肝の疏泄機能が失調する気鬱の症状では、ゆううつで気分が不安定となり、怒りつぼくなります。そのほか、胸がつまったようになる、胸の脇が脹る、胃が重く、ゲップが出て食欲がない、大便がすっきり出ない、舌苔がベタツとして薄い、脈がピンと張ったようになるといった症状が現れます。エキス剤では「逍遥散」に「香蘇散」を合わせるといいでしょう。また、「小柴胡湯」と「香蘇散」を合わせて使ってもいいでしょう。

血鬱の症状

気鬱の症状に加え、頭痛や不眠、胸の脇の脹りと刺すような固定痛、からだの部分的な冷えあるいは熱感、舌が紫色になったり瘀点や瘀斑が現れるといった血鬱の症状には 「冠脉通塞丸」を使います。

痰欝

のどに何かがつまったような感じがして、飲み込んでも吐いても異物感がとれない症状は。

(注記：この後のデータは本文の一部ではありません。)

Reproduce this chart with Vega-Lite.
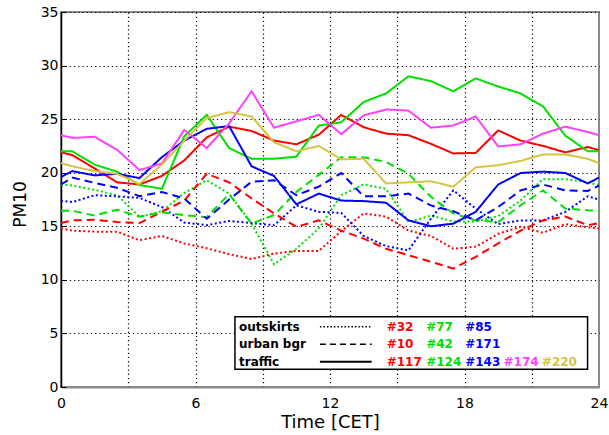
{
  "$schema": "https://vega.github.io/schema/vega-lite/v6.json",
  "width": 538,
  "height": 375,
  "autosize": {"type": "none"},
  "padding": {"left": 61, "top": 12, "right": 10, "bottom": 48},
  "background": "white",
  "config": {
    "view": {"stroke": "#8a8a8a", "strokeWidth": 2},
    "font": "DejaVu Sans"
  },
  "datasets": {
    "pm": [
      {"h": 0, "#32": 14.8, "#77": 18.9, "#85": 17.4, "#10": 15.3, "#42": 16.45, "#171": 18.9, "#117": 21.9, "#124": 22.0, "#143": 19.6, "#174": 23.5, "#220": 20.9},
      {"h": 0.5, "#32": 14.6, "#77": 18.8, "#85": 17.25, "#10": 15.55, "#42": 16.45, "#171": 19.55, "#117": 21.65, "#124": 22.0, "#143": 20.15, "#174": 23.25, "#220": 20.6},
      {"h": 1.5, "#32": 14.5, "#77": 18.4, "#85": 17.9, "#10": 15.6, "#42": 16.0, "#171": 19.05, "#117": 20.4, "#124": 20.75, "#143": 19.75, "#174": 23.35, "#220": 20.15},
      {"h": 2.5, "#32": 14.5, "#77": 17.9, "#85": 17.8, "#10": 15.4, "#42": 16.55, "#171": 18.6, "#117": 19.1, "#124": 20.1, "#143": 19.9, "#174": 22.15, "#220": 19.9},
      {"h": 3.5, "#32": 13.7, "#77": 15.9, "#85": 17.65, "#10": 15.3, "#42": 15.9, "#171": 17.8, "#117": 18.9, "#124": 18.85, "#143": 19.5, "#174": 20.25, "#220": 18.95},
      {"h": 4.5, "#32": 14.1, "#77": 16.4, "#85": 16.8, "#10": 16.35, "#42": 16.3, "#171": 18.2, "#117": 19.7, "#124": 18.5, "#143": 21.45, "#174": 20.85, "#220": 20.75},
      {"h": 5.5, "#32": 13.4, "#77": 18.1, "#85": 15.35, "#10": 17.4, "#42": 16.05, "#171": 17.6, "#117": 21.15, "#124": 23.4, "#143": 23.0, "#174": 24.0, "#220": 23.0},
      {"h": 6.5, "#32": 12.95, "#77": 19.3, "#85": 15.1, "#10": 19.9, "#42": 15.85, "#171": 15.7, "#117": 23.3, "#124": 25.4, "#143": 24.1, "#174": 22.3, "#220": 25.1},
      {"h": 7.5, "#32": 12.4, "#77": 18.05, "#85": 15.5, "#10": 19.1, "#42": 18.0, "#171": 17.5, "#117": 24.3, "#124": 22.3, "#143": 24.35, "#174": 24.6, "#220": 25.65},
      {"h": 8.5, "#32": 11.95, "#77": 15.25, "#85": 15.3, "#10": 17.6, "#42": 15.25, "#171": 19.15, "#117": 23.9, "#124": 21.3, "#143": 20.6, "#174": 27.6, "#220": 25.25},
      {"h": 9.5, "#32": 12.45, "#77": 11.45, "#85": 15.1, "#10": 16.2, "#42": 16.05, "#171": 19.3, "#117": 23.0, "#124": 21.3, "#143": 19.7, "#174": 24.2, "#220": 22.85},
      {"h": 10.5, "#32": 12.7, "#77": 12.9, "#85": 16.95, "#10": 14.95, "#42": 18.2, "#171": 17.9, "#117": 22.65, "#124": 21.5, "#143": 17.05, "#174": 24.8, "#220": 22.0},
      {"h": 11.5, "#32": 12.7, "#77": 14.8, "#85": 16.35, "#10": 15.55, "#42": 19.8, "#171": 18.7, "#117": 23.55, "#124": 24.4, "#143": 18.05, "#174": 25.4, "#220": 22.5},
      {"h": 12.5, "#32": 14.55, "#77": 17.9, "#85": 16.25, "#10": 14.6, "#42": 21.45, "#171": 19.97, "#117": 25.4, "#124": 24.7, "#143": 17.4, "#174": 23.6, "#220": 21.25},
      {"h": 13.5, "#32": 16.2, "#77": 18.9, "#85": 14.1, "#10": 13.85, "#42": 21.45, "#171": 17.8, "#117": 24.25, "#124": 26.6, "#143": 17.35, "#174": 25.35, "#220": 21.3},
      {"h": 14.5, "#32": 15.9, "#77": 18.5, "#85": 13.15, "#10": 12.9, "#42": 21.0, "#171": 17.8, "#117": 23.65, "#124": 27.4, "#143": 17.2, "#174": 25.9, "#220": 19.0},
      {"h": 15.5, "#32": 14.6, "#77": 15.4, "#85": 12.75, "#10": 12.3, "#42": 19.9, "#171": 18.05, "#117": 23.5, "#124": 29.0, "#143": 15.55, "#174": 25.8, "#220": 19.1},
      {"h": 16.5, "#32": 14.1, "#77": 16.0, "#85": 15.7, "#10": 11.7, "#42": 17.75, "#171": 16.95, "#117": 22.7, "#124": 28.55, "#143": 15.0, "#174": 24.2, "#220": 19.2},
      {"h": 17.5, "#32": 12.9, "#77": 15.45, "#85": 18.35, "#10": 11.05, "#42": 16.2, "#171": 16.4, "#117": 21.8, "#124": 27.6, "#143": 15.25, "#174": 24.4, "#220": 18.7},
      {"h": 18.5, "#32": 13.1, "#77": 15.45, "#85": 16.65, "#10": 12.15, "#42": 15.55, "#171": 15.55, "#117": 21.85, "#124": 28.8, "#143": 16.35, "#174": 25.25, "#220": 20.5},
      {"h": 19.5, "#32": 14.3, "#77": 15.95, "#85": 15.2, "#10": 13.4, "#42": 15.4, "#171": 16.8, "#117": 23.95, "#124": 28.05, "#143": 18.9, "#174": 22.45, "#220": 20.7},
      {"h": 20.5, "#32": 14.95, "#77": 17.4, "#85": 15.55, "#10": 14.6, "#42": 16.95, "#171": 18.35, "#117": 23.0, "#124": 27.4, "#143": 19.97, "#174": 22.65, "#220": 21.1},
      {"h": 21.5, "#32": 14.4, "#77": 19.4, "#85": 15.55, "#10": 15.55, "#42": 18.35, "#171": 18.9, "#117": 22.5, "#124": 26.2, "#143": 20.1, "#174": 23.65, "#220": 21.7},
      {"h": 22.5, "#32": 15.2, "#77": 19.4, "#85": 16.35, "#10": 15.9, "#42": 16.65, "#171": 18.35, "#117": 21.9, "#124": 23.45, "#143": 19.97, "#174": 24.3, "#220": 21.7},
      {"h": 23.5, "#32": 14.9, "#77": 19.1, "#85": 17.8, "#10": 15.1, "#42": 16.5, "#171": 18.3, "#117": 22.4, "#124": 22.0, "#143": 19.0, "#174": 23.8, "#220": 21.3},
      {"h": 24, "#32": 14.8, "#77": 18.85, "#85": 17.5, "#10": 15.3, "#42": 16.45, "#171": 18.8, "#117": 22.1, "#124": 22.0, "#143": 19.55, "#174": 23.5, "#220": 20.9}
    ]
  },
  "layer": [
    {
      "data": {"name": "pm"},
      "transform": [
        {"fold": ["#32", "#77", "#85", "#10", "#42", "#171", "#117", "#124", "#143", "#174", "#220"], "as": ["station", "pm"]}
      ],
      "mark": {"type": "line", "strokeWidth": 2},
      "encoding": {
        "x": {
          "field": "h", "type": "quantitative",
          "scale": {"domain": [0, 24], "nice": false, "zero": false},
          "axis": {
            "values": [0, 3, 6, 9, 12, 15, 18, 21, 24],
            "labelExpr": "datum.value % 6 === 0 ? datum.label : ''",
            "title": "Time [CET]",
            "titleFont": "DejaVu Sans", "titleFontSize": 18, "titleFontWeight": "normal", "titleColor": "black",
            "titleBaseline": "middle", "titleY": 35,
            "labelFont": "DejaVu Sans", "labelFontSize": 14, "labelColor": "black", "labelPadding": 9,
            "labelFlush": false, "labelOverlap": false,
            "ticks": false,
            "domainColor": "#8a8a8a", "domainWidth": 2,
            "grid": true, "gridColor": "black", "gridDash": [1.2, 3], "gridWidth": 1.2,
            "gridOpacity": {"condition": {"test": "datum.value === 0 || datum.value === 24", "value": 0}, "value": 1}
          }
        },
        "y": {
          "field": "pm", "type": "quantitative",
          "scale": {"domain": [0, 35], "nice": false, "zero": false},
          "axis": {
            "values": [0, 2.5, 5, 7.5, 10, 12.5, 15, 17.5, 20, 22.5, 25, 27.5, 30, 32.5, 35],
            "labelExpr": "datum.value % 5 === 0 ? datum.label : ''",
            "title": "PM10",
            "titleFont": "DejaVu Sans", "titleFontSize": 17, "titleFontWeight": "normal", "titleColor": "black",
            "titleAngle": 270, "titleAlign": "center", "titleBaseline": "middle", "titleX": -41, "titleY": 192,
            "labelFont": "DejaVu Sans", "labelFontSize": 14, "labelColor": "black", "labelPadding": 8,
            "labelFlush": false, "labelOverlap": false,
            "tickColor": "black", "tickSize": -5, "tickWidth": 1,
            "domainColor": "black", "domainWidth": 1.5,
            "grid": true, "gridColor": "black", "gridDash": [1.2, 3], "gridWidth": 1.2,
            "gridOpacity": {"condition": {"test": "datum.value % 5 === 0 && datum.value > 0", "value": 1}, "value": 0}
          }
        },
        "color": {
          "field": "station", "type": "nominal", "legend": null,
          "scale": {
            "domain": ["#32", "#77", "#85", "#10", "#42", "#171", "#117", "#124", "#143", "#174", "#220"],
            "range": ["#ff0000", "#00e000", "#0000ff", "#ff0000", "#00e000", "#0000ff", "#ff0000", "#00e000", "#0000ff", "#ff40ff", "#d4c443"]
          }
        },
        "strokeDash": {
          "field": "station", "type": "nominal", "legend": null,
          "scale": {
            "domain": ["#32", "#77", "#85", "#10", "#42", "#171", "#117", "#124", "#143", "#174", "#220"],
            "range": [[2, 2.5], [2, 2.5], [2, 2.5], [8, 5], [8, 5], [8, 5], [1, 0], [1, 0], [1, 0], [1, 0], [1, 0]]
          }
        }
      }
    },
    {
      "data": {"values": [{}]},
      "mark": {"type": "rect", "fill": "white", "stroke": "black", "strokeWidth": 1.5},
      "encoding": {"x": {"datum": 7.76}, "x2": {"datum": 23.49}, "y": {"datum": 6.55}, "y2": {"datum": 1.65}}
    },
    {
      "data": {"values": [{}]},
      "mark": {"type": "text", "text": "outskirts", "align": "left", "baseline": "middle", "fontSize": 12, "fontWeight": "bold", "color": "black"},
      "encoding": {"x": {"datum": 7.94}, "y": {"datum": 5.62}}
    },
    {
      "data": {"values": [{}]},
      "mark": {"type": "text", "text": "urban bgr", "align": "left", "baseline": "middle", "fontSize": 12, "fontWeight": "bold", "color": "black"},
      "encoding": {"x": {"datum": 7.94}, "y": {"datum": 3.98}}
    },
    {
      "data": {"values": [{}]},
      "mark": {"type": "text", "text": "traffic", "align": "left", "baseline": "middle", "fontSize": 12, "fontWeight": "bold", "color": "black"},
      "encoding": {"x": {"datum": 7.94}, "y": {"datum": 2.36}}
    },
    {
      "data": {"values": [{}]},
      "mark": {"type": "rule", "color": "black", "strokeWidth": 1.5, "strokeDash": [1.5, 2]},
      "encoding": {"x": {"datum": 11.55}, "x2": {"datum": 13.86}, "y": {"datum": 5.62}}
    },
    {
      "data": {"values": [{}]},
      "mark": {"type": "rule", "color": "black", "strokeWidth": 1.5, "strokeDash": [6, 4]},
      "encoding": {"x": {"datum": 11.55}, "x2": {"datum": 13.86}, "y": {"datum": 3.98}}
    },
    {
      "data": {"values": [{}]},
      "mark": {"type": "rule", "color": "black", "strokeWidth": 2},
      "encoding": {"x": {"datum": 11.55}, "x2": {"datum": 13.86}, "y": {"datum": 2.36}}
    },
    {
      "data": {"values": [{}]},
      "mark": {"type": "text", "text": "#32", "align": "left", "baseline": "middle", "fontSize": 12, "fontWeight": "bold", "color": "#ff0000"},
      "encoding": {"x": {"datum": 14.53}, "y": {"datum": 5.62}}
    },
    {
      "data": {"values": [{}]},
      "mark": {"type": "text", "text": "#77", "align": "left", "baseline": "middle", "fontSize": 12, "fontWeight": "bold", "color": "#00e000"},
      "encoding": {"x": {"datum": 16.29}, "y": {"datum": 5.62}}
    },
    {
      "data": {"values": [{}]},
      "mark": {"type": "text", "text": "#85", "align": "left", "baseline": "middle", "fontSize": 12, "fontWeight": "bold", "color": "#0000ff"},
      "encoding": {"x": {"datum": 18.03}, "y": {"datum": 5.62}}
    },
    {
      "data": {"values": [{}]},
      "mark": {"type": "text", "text": "#10", "align": "left", "baseline": "middle", "fontSize": 12, "fontWeight": "bold", "color": "#ff0000"},
      "encoding": {"x": {"datum": 14.53}, "y": {"datum": 3.98}}
    },
    {
      "data": {"values": [{}]},
      "mark": {"type": "text", "text": "#42", "align": "left", "baseline": "middle", "fontSize": 12, "fontWeight": "bold", "color": "#00e000"},
      "encoding": {"x": {"datum": 16.29}, "y": {"datum": 3.98}}
    },
    {
      "data": {"values": [{}]},
      "mark": {"type": "text", "text": "#171", "align": "left", "baseline": "middle", "fontSize": 12, "fontWeight": "bold", "color": "#0000ff"},
      "encoding": {"x": {"datum": 18.03}, "y": {"datum": 3.98}}
    },
    {
      "data": {"values": [{}]},
      "mark": {"type": "text", "text": "#117", "align": "left", "baseline": "middle", "fontSize": 12, "fontWeight": "bold", "color": "#ff0000"},
      "encoding": {"x": {"datum": 14.53}, "y": {"datum": 2.36}}
    },
    {
      "data": {"values": [{}]},
      "mark": {"type": "text", "text": "#124", "align": "left", "baseline": "middle", "fontSize": 12, "fontWeight": "bold", "color": "#00e000"},
      "encoding": {"x": {"datum": 16.29}, "y": {"datum": 2.36}}
    },
    {
      "data": {"values": [{}]},
      "mark": {"type": "text", "text": "#143", "align": "left", "baseline": "middle", "fontSize": 12, "fontWeight": "bold", "color": "#0000ff"},
      "encoding": {"x": {"datum": 18.03}, "y": {"datum": 2.36}}
    },
    {
      "data": {"values": [{}]},
      "mark": {"type": "text", "text": "#174", "align": "left", "baseline": "middle", "fontSize": 12, "fontWeight": "bold", "color": "#ff40ff"},
      "encoding": {"x": {"datum": 19.74}, "y": {"datum": 2.36}}
    },
    {
      "data": {"values": [{}]},
      "mark": {"type": "text", "text": "#220", "align": "left", "baseline": "middle", "fontSize": 12, "fontWeight": "bold", "color": "#d4c443"},
      "encoding": {"x": {"datum": 21.45}, "y": {"datum": 2.36}}
    }
  ]
}
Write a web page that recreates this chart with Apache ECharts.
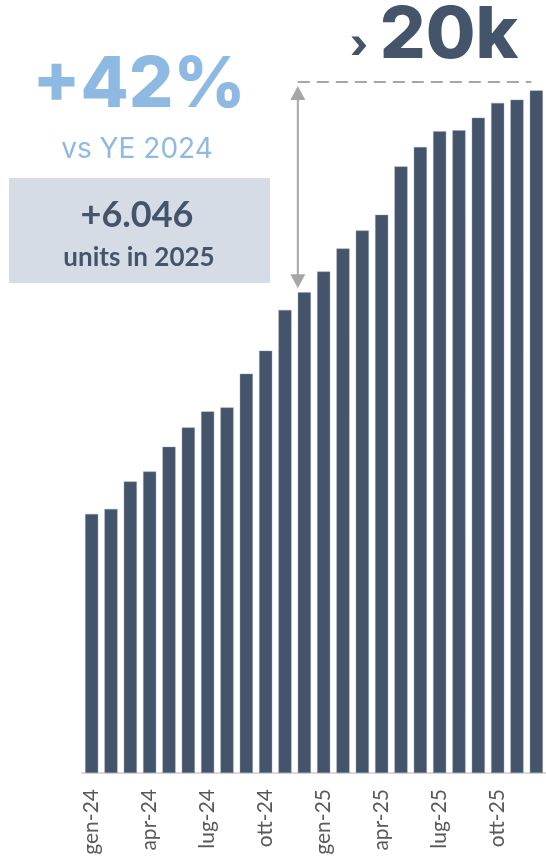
<!DOCTYPE html>
<html>
<head>
<meta charset="utf-8">
<script src="https://cdn.jsdelivr.net/npm/echarts@6/dist/echarts.min.js"></script>
<style>
  html, body { margin: 0; padding: 0; background: #fff; }
  #chart { width: 546px; height: 859px; }
</style>
</head>
<body>
<div id="chart"></div>
<script>
// Monthly cumulative units, Jan 2024 – Dec 2025
const months = [
  'gen-24','feb-24','mar-24','apr-24','mag-24','giu-24','lug-24','ago-24','set-24','ott-24','nov-24','dic-24',
  'gen-25','feb-25','mar-25','apr-25','mag-25','giu-25','lug-25','ago-25','set-25','ott-25','nov-25','dic-25'
];
const units = [
  7760, 7910, 8730, 9030, 9770, 10350, 10830, 10950, 11960, 12650, 13870, 14400,
  15020, 15710, 16250, 16720, 18170, 18750, 19220, 19250, 19630, 20070, 20170, 20446
];
const axisMax = 20700;   // level of the dashed "20k" guide
const baseMonth = 'dic-24';
const lastMonth = 'dic-25';

const headline = '+42%';
const headlineSub = 'vs YE 2024';
const deltaText = '+6.046';
const deltaSub = 'units in 2025';
const topLabel = '20k';

const DARK = '#44546A';
const LIGHT_BLUE = '#8DB9E3';
const GREY = '#A6A6A6';
const BAR_W = 13;

const chart = echarts.init(document.getElementById('chart'), null, { renderer: 'canvas' });

chart.setOption({
  animation: false,
  backgroundColor: '#ffffff',
  grid: { left: 82, top: 82, width: 467, bottom: 86, containLabel: false },
  xAxis: {
    type: 'category',
    data: months,
    boundaryGap: true,
    axisLine: { show: true, lineStyle: { color: '#D9D9D9', width: 2 } },
    axisTick: { show: false },
    axisLabel: {
      interval: 2,
      rotate: 90,
      margin: 16,
      color: '#595959',
      fontFamily: 'Lato',
      fontSize: 21
    }
  },
  yAxis: {
    type: 'value',
    min: 0,
    max: axisMax,
    show: false,
    splitLine: { show: false }
  },
  series: [{
    type: 'bar',
    data: units,
    barWidth: BAR_W,
    itemStyle: { color: DARK, borderColor: '#8A97AA', borderWidth: 0.4 }
  }]
});

// Annotations positioned through the chart's own coordinate system
const px = (cat, v) => chart.convertToPixel({ seriesIndex: 0 }, [cat, v]);
const baseVal = units[months.indexOf(baseMonth)];
const basePt = px(baseMonth, baseVal);
const topPt = px(baseMonth, axisMax);
const lastPt = px(lastMonth, axisMax);
const ax = basePt[0] - BAR_W / 2;
const yTop = topPt[1];
const yBottom = basePt[1] - 4;
const headW = 15, headH = 14;

chart.setOption({
  graphic: [
    // dashed guide at the 20k level
    { type: 'line', shape: { x1: ax, y1: yTop, x2: lastPt[0] - 5, y2: yTop },
      style: { stroke: GREY, lineWidth: 2, lineDash: [12, 7] } },
    // double-headed arrow from Dec-24 to the guide
    { type: 'line', shape: { x1: ax, y1: yTop + 6, x2: ax, y2: yBottom - 4 },
      style: { stroke: GREY, lineWidth: 2 } },
    { type: 'polygon', shape: { points: [[ax, yTop + 4], [ax - headW / 2, yTop + 4 + headH], [ax + headW / 2, yTop + 4 + headH]] },
      style: { fill: GREY } },
    { type: 'polygon', shape: { points: [[ax, yBottom], [ax - headW / 2, yBottom - headH], [ax + headW / 2, yBottom - headH]] },
      style: { fill: GREY } },

    // headline growth
    { type: 'text', x: 139, y: 86, style: { text: headline, fill: LIGHT_BLUE, font: '800 70px Inter', textAlign: 'center', textVerticalAlign: 'middle' } },
    { type: 'text', x: 137, y: 150, style: { text: headlineSub, fill: LIGHT_BLUE, font: '400 28px Inter', textAlign: 'center', textVerticalAlign: 'middle' } },

    // delta box
    { type: 'rect', shape: { x: 9, y: 178, width: 261, height: 105 }, style: { fill: '#D6DCE5' } },
    { type: 'text', x: 137, y: 215, style: { text: deltaText, fill: DARK, font: '700 36px Lato', textAlign: 'center', textVerticalAlign: 'middle' } },
    { type: 'text', x: 139, y: 258, style: { text: deltaSub, fill: DARK, font: '700 26px Lato', textAlign: 'center', textVerticalAlign: 'middle' } },

    // "› 20k" label above the guide
    { type: 'text', x: 359, y: 46, style: { text: '›', fill: DARK, font: '800 40px Inter', textAlign: 'center', textVerticalAlign: 'middle' } },
    { type: 'text', x: 449, y: 36, style: { text: topLabel, fill: DARK, font: '800 72px Inter', textAlign: 'center', textVerticalAlign: 'middle' } }
  ]
});
</script>
</body>
</html>
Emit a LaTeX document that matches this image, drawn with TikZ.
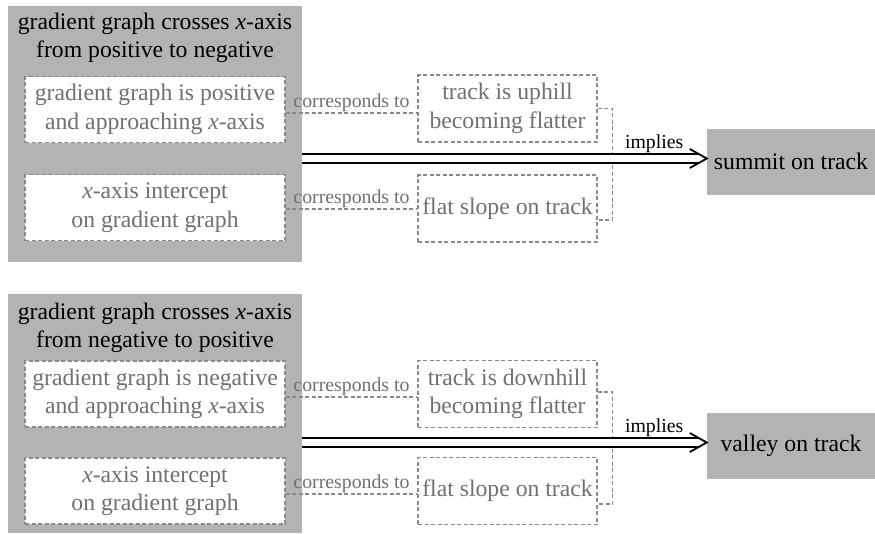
\documentclass[tikz,border=0pt]{standalone}
\usepackage{fontspec}
\setmainfont{Liberation Serif}
\usetikzlibrary{calc}
\definecolor{boxgray}{HTML}{B3B3B3}
\definecolor{txtgray}{HTML}{707070}
\definecolor{dashgray}{HTML}{8A8A8A}
\newcommand{\bgfont}{\fontsize{23.7}{28.5}\selectfont}
\newcommand{\smfont}{\fontsize{19.8}{24}\selectfont}
\tikzset{
  outerbox/.style={fill=boxgray, draw=none, minimum width=294pt, anchor=north west, inner sep=0pt},
  ttl/.style={align=center, font=\bgfont, text=black, inner sep=0pt},
  dashbox/.style={draw=dashgray, line width=1.4pt, dash pattern=on 4pt off 2.5pt, align=center, text=txtgray, font=\bgfont, inner sep=0pt},
  innerbox/.style={dashbox, fill=white, minimum width=260pt, minimum height=66pt},
  trackbox/.style={dashbox, minimum width=179pt, minimum height=67pt},
  result/.style={fill=boxgray, font=\bgfont, text=black, minimum width=168pt, minimum height=66pt, inner sep=0pt},
  lbl/.style={font=\smfont, text=txtgray, inner sep=1pt},
  implbl/.style={font=\smfont, text=black, inner sep=1pt},
  conn/.style={draw=dashgray, line width=1.4pt, dash pattern=on 4pt off 2.5pt},
  dbl/.style={double distance=7.5pt, line width=1.5pt, shorten >=8.5pt},
  chev/.style={line width=1.8pt, line join=miter},
}
\begin{document}
\begin{tikzpicture}[x=1pt, y=-1pt]
\useasboundingbox (0,0) rectangle (875,533);
% ---------- top group ----------
\node[outerbox, minimum height=256pt] (o1) at (8,6) {};
\node[ttl] (t1) at (155,38) {gradient graph crosses \textit{x}-axis\\from positive to negative};
\node[innerbox] (a1) at (155,109.5) {gradient graph is positive\\and approaching \textit{x}-axis};
\node[innerbox] (b1) at (155,207.5) {\textit{x}-axis intercept\\on gradient graph};
\node[trackbox] (c1) at (507.5,108.5) {track is uphill\\becoming flatter};
\node[trackbox] (d1) at (507.5,208.5) {flat slope on track};
\node[result] (s1) at (791,161.5) {summit on track};
\draw[conn] ($(a1.east)+(0,3.5)$) -- node[lbl, above] {corresponds to} ($(c1.west)+(0,4.5)$);
\draw[conn] ($(b1.east)+(0,1.5)$) -- node[lbl, above] {corresponds to} ($(d1.west)+(0,0.5)$);
\draw[conn] (c1.east) -- ++(15,0) coordinate (k1) -- (k1 |- 0,220) -- (d1.east |- 0,220);
\draw[dbl] (o1.east |- 0,158.5) -- node[implbl, pos=0.87, above=4pt] {implies} (s1.west |- 0,158.5);
\draw[chev] ($(s1.west |- 0,158.5)+(-17,-9.5)$) -- (s1.west |- 0,158.5) -- ++(-17,9.5);
% ---------- bottom group ----------
\node[outerbox, minimum height=239pt] (o2) at (8,294) {};
\node[ttl] (t2) at (155,328) {gradient graph crosses \textit{x}-axis\\from negative to positive};
\node[innerbox] (a2) at (155,394) {gradient graph is negative\\and approaching \textit{x}-axis};
\node[innerbox] (b2) at (155,491) {\textit{x}-axis intercept\\on gradient graph};
\node[trackbox] (c2) at (507.5,394) {track is downhill\\becoming flatter};
\node[trackbox] (d2) at (507.5,491) {flat slope on track};
\node[result] (s2) at (791,445.5) {valley on track};
\draw[conn] ($(a2.east)+(0,3)$) -- node[lbl, above] {corresponds to} ($(c2.west)+(0,3)$);
\draw[conn] ($(b2.east)+(0,3)$) -- node[lbl, above] {corresponds to} ($(d2.west)+(0,3)$);
\draw[conn] ($(c2.east)+(0,-2)$) -- ++(15,0) coordinate (k2) -- (k2 |- 0,504) -- (d2.east |- 0,504);
\draw[dbl] (o2.east |- 0,442.5) -- node[implbl, pos=0.87, above=4pt] {implies} (s2.west |- 0,442.5);
\draw[chev] ($(s2.west |- 0,442.5)+(-17,-9.5)$) -- (s2.west |- 0,442.5) -- ++(-17,9.5);
\end{tikzpicture}
\end{document}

「梅核気」「咽中炙臠」といい痰鬱に相当しますが、この場合は、「半夏厚朴湯」が良いでしょう。

上逆

表情が憂鬱そうで、頭痛や頭のふらつき、嘔吐、耳鳴りといった上逆の症状があるときは、エキス剤なら、「半夏瀉心湯」少量の「呉茱萸湯」を合わせたものや、逍遥散に「二陳湯」あるいは半夏厚朴湯を合わせたものを使います。

横逆

悪心や嘔吐、ゲップ、胃の脹りと痛み、大小便がすっきり出ない、腹痛、泥状便といった横逆の症状があるときは「当帰芍薬散」や「大柴胡湯」、「小柴胡湯」や「柴胡桂枝湯」「逍遥散」「逍遥散六君子湯」などを選びます。

火鬱

不安感やイライラ、怒りつぼい、激しい頭痛、顔面の紅潮、目の充血、口乾、耳鳴り、難聴、苦い水や酸っぱい水がこみあげる、胸の脇が脹って苦しい、胸やけ、便秘といった火鬱の症状があるときは、軽い場合には「加味逍遥散」、重い場合には 「竜胆瀉肝湯」が効果的です

肝腎陰虚

長い間イライラや不眠、頭痛や頭の ふらつき、視力減退、目の乾燥感、月経不順といった症状があり、すでに肝腎の陰虚が起こっている場合には、「杞菊地黄丸」を選びます。